Each line of the material must be repeated precisely, with the pictures left out.

--- START OF DATASET EXCERPT ---

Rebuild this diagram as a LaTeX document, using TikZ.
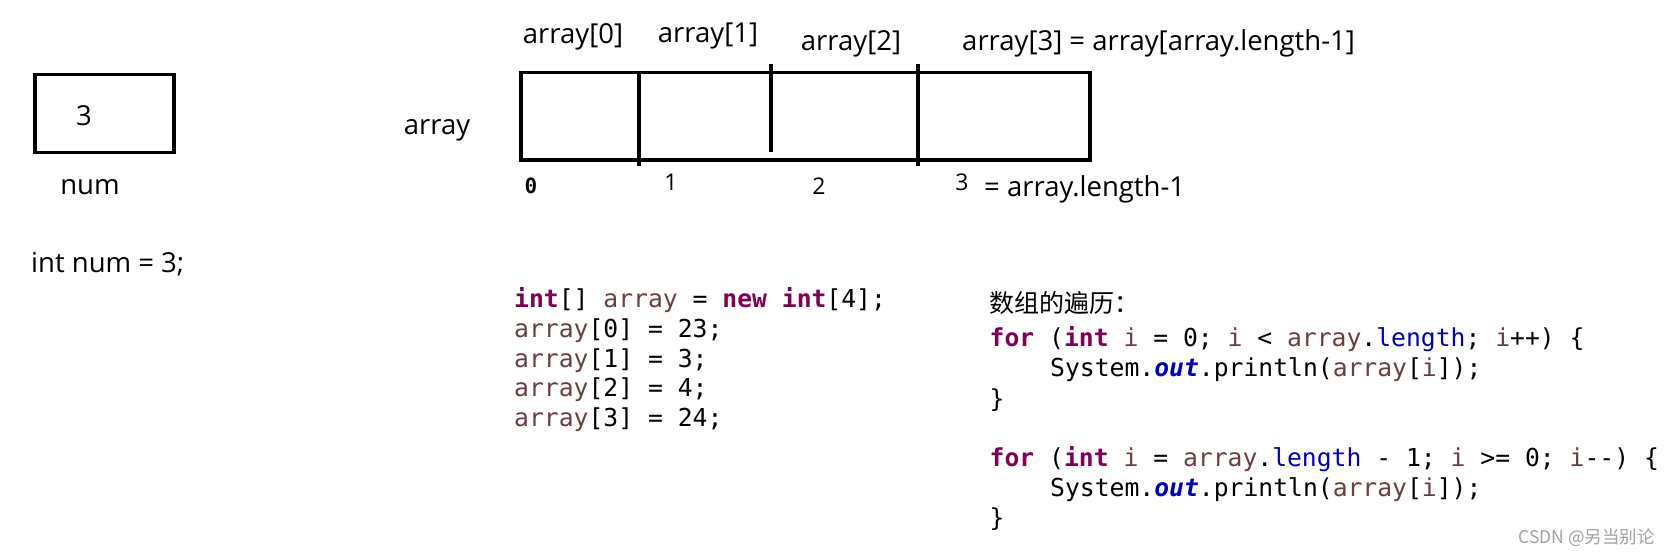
\documentclass[tikz,border=0pt]{standalone}
\usepackage{fontspec}
\setmainfont{Open Sans}
\newfontfamily\codefont{DejaVu Sans Mono}
\newfontfamily\cjk{Noto Sans CJK SC}
\definecolor{kwc}{HTML}{7F0055}
\definecolor{varc}{HTML}{6A3E3E}
\definecolor{fldc}{HTML}{0000C0}
\definecolor{wmc}{HTML}{A0A0A0}
\newcommand\kw[1]{\textcolor{kwc}{\bfseries #1}}
\newcommand\vr[1]{\textcolor{varc}{#1}}
\newcommand\fl[1]{\textcolor{fldc}{#1}}
\newcommand\fli[1]{\textcolor{fldc}{\bfseries\itshape #1}}
\begin{document}
\begin{tikzpicture}[x=1pt,y=-1pt,
  lbl/.style={inner sep=0pt, yshift=-6.5pt, font=\fontsize{27.5}{33}\selectfont, text height=0.72em, text depth=0.22em},
  idx/.style={inner sep=0pt, yshift=-6pt, font=\fontsize{23}{28}\selectfont, text height=0.72em, text depth=0.22em},
  code/.style={inner sep=0pt, yshift=-6.5pt, anchor=west, font=\codefont\fontsize{24.7}{30}\selectfont\frenchspacing, text height=0.75em, text depth=0.25em},
  box/.style={draw, line width=3.2pt, inner sep=0pt},
  divider/.style={line width=3.2pt}]
\useasboundingbox (0,0) rectangle (1672,555);
% scalar variable
\node[box, minimum width=139, minimum height=78] (numbox) at (104.5,113.5) {};
\node[lbl] (numval) at (84,116) {3};
\node[lbl] (numname) at (90,185) {num};
\node[lbl, anchor=west] (numdecl) at (31,263) {int num = 3;};
% array
\node[lbl] (arrname) at (437,125) {array};
\node[box, minimum width=569, minimum height=87.5] (arr) at (805.5,116.25) {};
\draw[divider] (639,72) -- (639,166);
\draw[divider] (771,64) -- (771,152);
\draw[divider] (918,64) -- (918,166);
\node[lbl] (a0) at (573,34) {array[0]};
\node[lbl] (a1) at (708,33) {array[1]};
\node[lbl] (a2) at (851,41) {array[2]};
\node[lbl, anchor=west] (a3) at (962,41) {array[3] = array[array.length-1]};
\node[inner sep=0pt, font=\codefont\bfseries\fontsize{21}{26}\selectfont] (i0) at (531,186) {0};
\node[idx] (i1) at (671,182) {1};
\node[idx] (i2) at (819,186) {2};
\node[idx] (i3) at (962,182) {3};
\node[lbl, anchor=west] (i3b) at (984,187) {= array.length-1};
% code block 1
\node[code] (c1) at (514,298.5) {\kw{int}[] \vr{array} = \kw{new} \kw{int}[4];};
\node[code] (c2) at (514,328.3) {\vr{array}[0] = 23;};
\node[code] (c3) at (514,358) {\vr{array}[1] = 3;};
\node[code] (c4) at (514,387.8) {\vr{array}[2] = 4;};
\node[code] (c5) at (514,417.5) {\vr{array}[3] = 24;};
% code block 2
\node[inner sep=0pt, anchor=west, font=\cjk\fontsize{25}{29}\selectfont] (hdr) at (989.5,303) {数组的遍历：};
\node[code] (d1) at (989.5,337) {\kw{for} (\kw{int} \vr{i} = 0; \vr{i} < \vr{array}.\fl{length}; \vr{i}++) \{};
\node[code] (d2) at (1050,367.5) {System.\fli{out}.println(\vr{array}[\vr{i}]);};
\node[code] (d3) at (989.5,398) {\}};
\node[code] (d4) at (989.5,457.4) {\kw{for} (\kw{int} \vr{i} = \vr{array}.\fl{length} - 1; \vr{i} >= 0; \vr{i}-{}-) \{};
\node[code] (d5) at (1050,487) {System.\fli{out}.println(\vr{array}[\vr{i}]);};
\node[code] (d6) at (989.5,517) {\}};
% watermark
\node[inner sep=0pt, anchor=east, text=wmc, font=\cjk\fontsize{17.5}{21}\selectfont] (wm) at (1655,538) {CSDN @另当别论};
\end{tikzpicture}
\end{document}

--- END OF DATASET EXCERPT ---

**OUTPUT FOR THIS EXERCISE:**
Rebuild this diagram as a LaTeX document, using TikZ.
\documentclass[tikz,border=0pt]{standalone}
\usepackage{fontspec}
\setmainfont{Open Sans}
\newfontfamily\codefont{DejaVu Sans Mono}
\newfontfamily\cjk{Noto Sans CJK SC}
\definecolor{kwc}{HTML}{7F0055}
\definecolor{varc}{HTML}{6A3E3E}
\definecolor{fldc}{HTML}{0000C0}
\definecolor{wmc}{HTML}{A0A0A0}
\newcommand\kw[1]{\textcolor{kwc}{\bfseries #1}}
\newcommand\vr[1]{\textcolor{varc}{#1}}
\newcommand\fl[1]{\textcolor{fldc}{#1}}
\newcommand\fli[1]{\textcolor{fldc}{\bfseries\itshape #1}}
\begin{document}
\begin{tikzpicture}[x=1pt,y=-1pt,
  lbl/.style={inner sep=0pt, yshift=-6.5pt, font=\fontsize{27.5}{33}\selectfont, text height=0.72em, text depth=0.22em},
  idx/.style={inner sep=0pt, yshift=-6pt, font=\fontsize{23}{28}\selectfont, text height=0.72em, text depth=0.22em},
  code/.style={inner sep=0pt, yshift=-6.5pt, anchor=west, font=\codefont\fontsize{24.7}{30}\selectfont\frenchspacing, text height=0.75em, text depth=0.25em},
  box/.style={draw, line width=3.2pt, inner sep=0pt},
  divider/.style={line width=3.2pt}]
\useasboundingbox (0,0) rectangle (1672,555);
% scalar variable
\node[box, minimum width=139, minimum height=78] (numbox) at (104.5,113.5) {};
\node[lbl] (numval) at (84,116) {3};
\node[lbl] (numname) at (90,185) {num};
\node[lbl, anchor=west] (numdecl) at (31,263) {int num = 3;};
% array
\node[lbl] (arrname) at (437,125) {array};
\node[box, minimum width=569, minimum height=87.5] (arr) at (805.5,116.25) {};
\draw[divider] (639,72) -- (639,166);
\draw[divider] (771,64) -- (771,152);
\draw[divider] (918,64) -- (918,166);
\node[lbl] (a0) at (573,34) {array[0]};
\node[lbl] (a1) at (708,33) {array[1]};
\node[lbl] (a2) at (851,41) {array[2]};
\node[lbl, anchor=west] (a3) at (962,41) {array[3] = array[array.length-1]};
\node[inner sep=0pt, font=\codefont\bfseries\fontsize{21}{26}\selectfont] (i0) at (531,186) {0};
\node[idx] (i1) at (671,182) {1};
\node[idx] (i2) at (819,186) {2};
\node[idx] (i3) at (962,182) {3};
\node[lbl, anchor=west] (i3b) at (984,187) {= array.length-1};
% code block 1
\node[code] (c1) at (514,298.5) {\kw{int}[] \vr{array} = \kw{new} \kw{int}[4];};
\node[code] (c2) at (514,328.3) {\vr{array}[0] = 23;};
\node[code] (c3) at (514,358) {\vr{array}[1] = 3;};
\node[code] (c4) at (514,387.8) {\vr{array}[2] = 4;};
\node[code] (c5) at (514,417.5) {\vr{array}[3] = 24;};
% code block 2
\node[inner sep=0pt, anchor=west, font=\cjk\fontsize{25}{29}\selectfont] (hdr) at (989.5,303) {数组的遍历：};
\node[code] (d1) at (989.5,337) {\kw{for} (\kw{int} \vr{i} = 0; \vr{i} < \vr{array}.\fl{length}; \vr{i}++) \{};
\node[code] (d2) at (1050,367.5) {System.\fli{out}.println(\vr{array}[\vr{i}]);};
\node[code] (d3) at (989.5,398) {\}};
\node[code] (d4) at (989.5,457.4) {\kw{for} (\kw{int} \vr{i} = \vr{array}.\fl{length} - 1; \vr{i} >= 0; \vr{i}-{}-) \{};
\node[code] (d5) at (1050,487) {System.\fli{out}.println(\vr{array}[\vr{i}]);};
\node[code] (d6) at (989.5,517) {\}};
% watermark
\node[inner sep=0pt, anchor=east, text=wmc, font=\cjk\fontsize{17.5}{21}\selectfont] (wm) at (1655,538) {CSDN @另当别论};
\end{tikzpicture}
\end{document}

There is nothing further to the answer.